# Back at it again after 25 years (with my daughter this time)



## Bsweet (Apr 9, 2010)

Welcome back and its nice to see your little one helping out, Good Luck, Enjoy and be safe. Jim


----------



## megank (Mar 28, 2006)

Nothing wrong with just being a lurker....


----------



## beeware10 (Jul 25, 2010)

welcome back. good to see young people have an interest. good luck this summer


----------



## New Ky Beekeeper (Jun 27, 2011)

My suggestion is you get your daughter into the harvesting of the honey first. Then let her curiousity lead her to the hive.... 

Just my $0.02

Good luck! 
Phil


----------



## tineseeker (Jan 28, 2012)

Daughters first swarm


----------



## KQ6AR (May 13, 2008)

Welcome, you guys are having too much fun. She doesn't appear to be timid about the bees.


----------



## Dana (Mar 26, 2005)

That's great! And nice kid's size bee suit. I need to get one of those.

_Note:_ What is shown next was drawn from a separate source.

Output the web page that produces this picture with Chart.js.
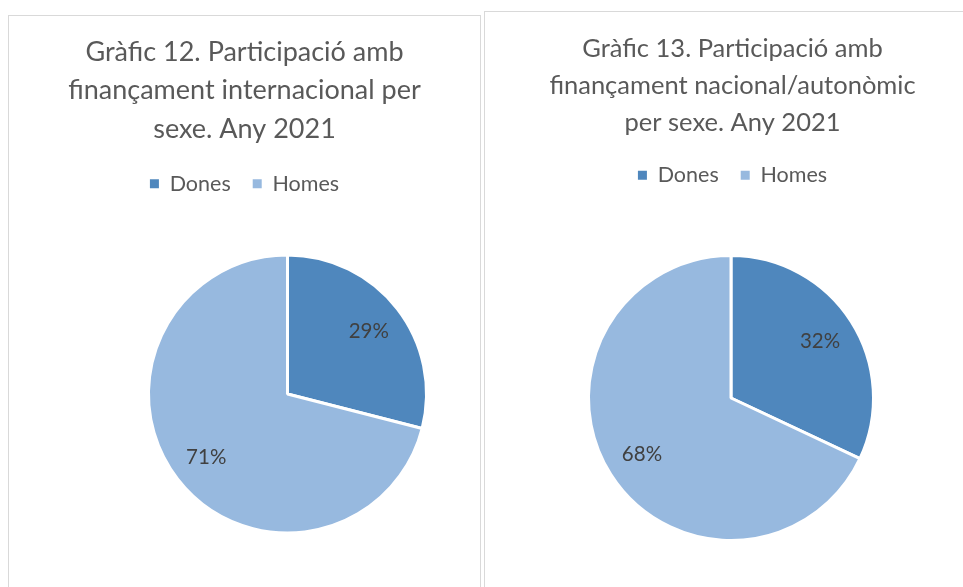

I always put my the ankle parts of my suit on the outside of my boots though. Not sure if it matters. I found a few easily captured drones a while back and enticed my 6 year old with them  He loved them.


----------



## tineseeker (Jan 28, 2012)

KQ6AR said:


> Welcome, you guys are having too much fun. She doesn't appear to be timid about the bees.



She hasen't been stung yet ... I am a little worried that after the first sting she won't want any thing to do with the bees...


----------



## AstroBee (Jan 3, 2003)

Yeah, I'd be concerned too. I've worked with my son some when he was very small (3-4), but he burnt his hand on the smoker and gave it up. Now he's 9 and wanted to get back into helping Dad with the bees. We started working together this spring and he was feeling particularly invincible just until the first sting occurred. He had been stung before, but this time it got him right through the glove. He hasn't been back since. I blame myself for not giving better instructions and watching his interactions better. 

Hope you have continued success.


----------